Only recently, Tyrone manager Mattie Lennon suggested that competitions could be overhauled and expressed his desire to see more streamlined coaching put into place.
Lennon, a native of Armagh, believes that there is hurling talent in Ulster but it does not always get the chance to come to the fore.
"There is no doubt that the restructuring of the All-Ireland series has given teams the chance to be in the mix for honours but there is big commitment expected from the players at all levels. I think that the county hurlers put in every bit as much work as their football brethren but maybe they don't get the same share of the spotlight," said Lennon.
The Ulster Council has been making strenuous efforts to promote and market hurling and has been encouraging the various counties in this respect.

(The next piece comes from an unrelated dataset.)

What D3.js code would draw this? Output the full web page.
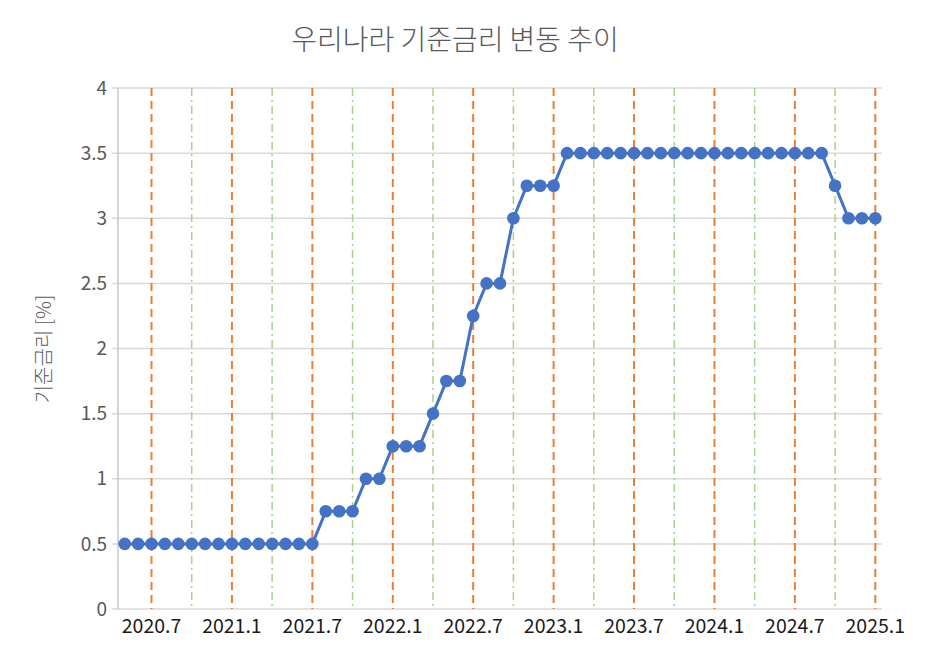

Subsidiary competitions provide a shop window for emerging talent but in what is already a congested annual fixtures itinerary some of these can be downplayed.
The scrapping of the Ulster Championship, a competition in which Antrim were perennial winners, was seen as a practical move but the hope that teams from the province might gain added status via the different strands of the restructured All-Ireland Championship has not as yet come to fruition despite the efforts of the dedicated band of coaches and managers who have the sport's best interests at heart.
While there is much good work being done by many at grassroots level, it's the success or otherwise of a team like Antrim that tends to paint a picture at national level of what hurling life is like in Ulster at any given time.
And the view of McManus is that it is not a pretty picture right now.